◆ Challenge ◆
Omit pictures and quote the listing below line by line, from its start through the line that holds "data_end = 28.20".

>> start

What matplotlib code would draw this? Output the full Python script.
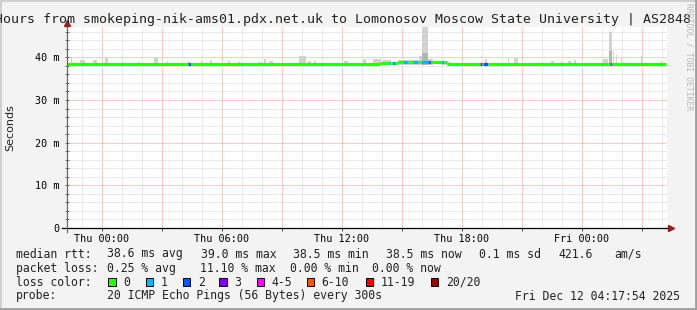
"""SmokePing latency chart, 30 hours, redrawn with matplotlib."""

import matplotlib

matplotlib.use("Agg")
import matplotlib.pyplot as plt
import numpy as np
from matplotlib.lines import Line2D
from matplotlib.patches import Rectangle

W, H = 697, 310
MONO = "DejaVu Sans Mono"

# time axis in hours relative to Thu 00:00
t_start, t_end = -1.725, 28.275
data_end = 28.20

xtick_pos = [0, 6, 12, 18, 24]
xtick_labels = ["Thu 00:00", "Thu 06:00", "Thu 12:00", "Thu 18:00", "Fri 00:00"]
ytick_pos = [0, 10, 20, 30, 40]
ytick_labels = ["0", "10 m", "20 m", "30 m", "40 m"]
y_max = 47.1

# median rtt (ms): baseline plus the stretches where it rose
median_base = 38.5
med_start = [13.9, 14.8, 15.4, 15.9, 16.4]
med_end = [14.8, 15.4, 15.9, 16.4, 17.25]
med_val = [38.6, 38.9, 39.0, 38.9, 38.85]

# lost pings (out of 20) per stretch
loss_start = [4.30, 14.35, 14.55, 15.05, 15.55, 15.95, 16.30, 16.95, 18.90, 19.05, 25.40]
loss_end = [4.45, 14.45, 14.65, 15.30, 15.80, 16.30, 16.45, 17.10, 19.00, 19.30, 25.50]
loss_count = [2, 1, 2, 1, 1, 1, 2, 1, 3, 2, 2]

# smoke: spread of the 20 pings above the median
smoke_bottom = 38.3
smoke_start = [-1.55, -1.10, -0.45, 0.15, 1.00, 1.80, 2.60, 3.25, 4.25, 4.95, 5.40, 6.30,
               6.80, 7.80, 8.10, 8.35, 9.85, 10.30, 10.60, 11.10, 12.10, 13.05, 13.55, 14.05,
               14.80, 15.85, 16.00, 16.30, 16.95, 18.60, 19.15, 20.30, 20.60, 21.80, 22.45,
               22.95, 23.30, 23.60, 25.05, 25.35, 25.55, 25.70, 25.95, 26.30, 26.95, 27.95]
smoke_end = [-1.50, -0.85, -0.25, 0.30, 1.10, 1.90, 2.80, 3.30, 4.40, 5.05, 5.50, 6.40,
             6.95, 7.95, 8.20, 8.55, 10.20, 10.45, 10.70, 11.15, 12.30, 13.20, 13.95, 14.45,
             15.85, 16.00, 16.30, 16.55, 17.45, 18.65, 19.25, 20.35, 20.80, 21.85, 22.60,
             23.00, 23.45, 23.70, 25.30, 25.50, 25.60, 25.75, 26.00, 26.35, 27.05, 28.00]
smoke_top = [40.1, 39.4, 39.4, 40.0, 38.9, 38.9, 40.0, 39.1, 38.9, 39.1, 39.4, 39.1,
             38.9, 38.9, 39.7, 39.1, 40.3, 39.1, 39.1, 38.9, 39.1, 39.7, 39.5, 39.3,
             39.3, 40.2, 47.1, 39.7, 39.0, 39.2, 39.6, 39.8, 39.8, 39.0, 39.1,
             39.1, 39.1, 39.4, 39.6, 45.9, 41.4, 40.6, 39.8, 39.0, 40.2, 39.2]
# denser core of the two tall spikes
core_start = [16.00, 25.35]
core_end = [16.30, 25.50]
core_top = [41.1, 41.4]

loss_labels = ["0", "1", "2", "3", "4-5", "6-10", "11-19", "20/20"]
loss_colors = ["#26ff00", "#00b8ff", "#0059ff", "#7e00ff", "#ff00ff", "#ff5500", "#ff0000", "#a10000"]
loss_upper = [0, 1, 2, 3, 5, 10, 19, 20]

stats_rtt = ["median rtt:", "38.6 ms avg", "39.0 ms max", "38.5 ms min", "38.5 ms now",
             "0.1 ms sd", "421.6", "am/s"]
stats_loss = ["packet loss:", "0.25 % avg", "11.10 % max", "0.00 % min", "0.00 % now"]
probe_text = "20 ICMP Echo Pings (56 Bytes) every 300s"
stamp_text = "Fri Dec 12 04:17:54 2025"
title = "Hours from smokeping-nik-ams01.pdx.net.uk to Lomonosov Moscow State University | AS2848"


def median_at(t):
    for a, b, v in zip(med_start, med_end, med_val):
        if a <= t < b:
            return v
    return median_base


def loss_color_at(t):
    n = 0
    for a, b, c in zip(loss_start, loss_end, loss_count):
        if a <= t < b:
            n = c
    for up, col in zip(loss_upper, loss_colors):
        if n <= up:
            return col
    return loss_colors[-1]


fig = plt.figure(figsize=(W / 100, H / 100), dpi=100)
fig.patch.set_facecolor("#f3f3f3")

ax = fig.add_axes([67 / W, (H - 228) / H, 600 / W, 201 / H])
ax.set_facecolor("white")
ax.set_xlim(t_start, t_end)
ax.set_ylim(0, y_max)
for s in ax.spines.values():
    s.set_visible(False)

# grid: hourly grey, 3-hourly red; 2 ms grey, 10 ms red
dots = (0, (1, 1))
for h in range(-1, 29):
    major = h % 3 == 0
    ax.axvline(h, color="#f29a9a" if major else "#d4d4d4", lw=0.72, ls=dots, zorder=0.5)
for v in range(2, 47, 2):
    major = v % 10 == 0
    ax.axhline(v, color="#f29a9a" if major else "#d4d4d4", lw=0.72, ls=dots, zorder=0.5)

# smoke
ax.bar(smoke_start, np.array(smoke_top) - smoke_bottom, width=np.array(smoke_end) - np.array(smoke_start),
       bottom=smoke_bottom, align="edge", color="#d2d2d2", linewidth=0, zorder=1)
ax.bar(core_start, np.array(core_top) - smoke_bottom, width=np.array(core_end) - np.array(core_start),
       bottom=smoke_bottom, align="edge", color="#b4b4b4", linewidth=0, zorder=1.1)

# median line coloured by loss
edges = sorted(set([t_start, data_end] + med_start + med_end + loss_start + loss_end))
xs0, xs1, ys, cs = [], [], [], []
for a, b in zip(edges[:-1], edges[1:]):
    m = 0.5 * (a + b)
    xs0.append(a)
    xs1.append(b)
    ys.append(median_at(m))
    cs.append(loss_color_at(m))
ax.hlines(ys, xs0, xs1, colors=cs, linewidth=2.3, zorder=2)

# ticks
ax.set_xticks(xtick_pos, xtick_labels)
ax.set_yticks(ytick_pos, ytick_labels)
ax.set_yticks(np.arange(0, 47, 2), minor=True)
ax.set_xticks(np.arange(0, 29, 3), minor=True)
for lab in ax.get_xticklabels() + ax.get_yticklabels():
    lab.set_fontfamily(MONO)
    lab.set_fontsize(7.3)
ax.tick_params(axis="x", which="both", length=2, width=0.7, color="#444444", pad=2.5)
ax.tick_params(axis="y", which="both", length=3, width=0.7, color="#666666", direction="inout", pad=4)

# axes with arrows
ax.plot([-5 / 600, 1.002], [0, 0], transform=ax.transAxes, color="black", lw=0.9, clip_on=False, zorder=3)
ax.plot([0, 0], [-4 / 201, 1 + 4 / 201], transform=ax.transAxes, color="#666666", lw=0.9, clip_on=False, zorder=3)
ax.plot([1.006], [0], transform=ax.transAxes, marker=">", ms=4.5, color="#9b1c1c", mec="#9b1c1c",
        clip_on=False, zorder=4)
ax.plot([0], [1 + 4 / 201], transform=ax.transAxes, marker="^", ms=4.5, color="#9b1c1c", mec="#9b1c1c",
        clip_on=False, zorder=4)


def px(x, y):
    return x / W, 1 - y / H


# title, unit, watermark
fig.text(*px(691, 19), title, ha="right", va="center", family=MONO, fontsize=9.55, color="#222222")
fig.text(*px(10, 127.5), "Seconds", ha="center", va="center", rotation=90, fontsize=8, color="#222222")
fig.text(*px(689, 3), "RRDTOOL / TOBI OETIKER", ha="center", va="top", rotation=270, family=MONO,
         fontsize=5.8, color="#b8b8b8")

# legend block
leg = dict(va="center", family=MONO, fontsize=8.3, color="#222222")
for txt, x in zip(stats_rtt, [16, 107.3, 200.7, 292.7, 386, 479.3, 558.3, 614]):
    fig.text(*px(x, 254), txt, **leg)
for txt, x in zip(stats_loss, [16, 107.3, 200, 290, 372.3]):
    fig.text(*px(x, 268.5), txt, **leg)
fig.text(*px(16, 282), "loss color:", **leg)
for lab, col, x in zip(loss_labels, loss_colors, [108.3, 145.7, 182.7, 219.3, 256.7, 306.7, 365.7, 430.7]):
    fig.patches.append(Rectangle(px(x, 286), 7.7 / W, 8.5 / H, transform=fig.transFigure,
                                 facecolor=col, edgecolor="black", lw=0.7))
    fig.text(*px(x + 15, 282), lab, **leg)
fig.text(*px(16, 296), "probe:", **leg)
fig.text(*px(107.3, 296), probe_text, **leg)
fig.text(*px(680, 296), stamp_text, ha="right", va="center", family=MONO, fontsize=8.3, color="#222222")

# 3d frame of the canvas
for (x0, y0, x1, y1), col in [((0, 1, W, 1), "#cfcfcf"), ((1, 0, 1, H), "#cfcfcf"),
                               ((0, H - 1.5, W, H - 1.5), "#9e9e9e"), ((W - 1.5, 0, W - 1.5, H), "#9e9e9e")]:
    fig.add_artist(Line2D([x0 / W, x1 / W], [1 - y0 / H, 1 - y1 / H], transform=fig.transFigure,
                          color=col, lw=2.0 if col == "#9e9e9e" else 1.4))

fig.savefig("out.png", dpi=100, facecolor=fig.get_facecolor())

>> end

◆ Answer for the task ◆
What matplotlib code would draw this? Output the full Python script.
"""SmokePing latency chart, 30 hours, redrawn with matplotlib."""

import matplotlib

matplotlib.use("Agg")
import matplotlib.pyplot as plt
import numpy as np
from matplotlib.lines import Line2D
from matplotlib.patches import Rectangle

W, H = 697, 310
MONO = "DejaVu Sans Mono"

# time axis in hours relative to Thu 00:00
t_start, t_end = -1.725, 28.275
data_end = 28.20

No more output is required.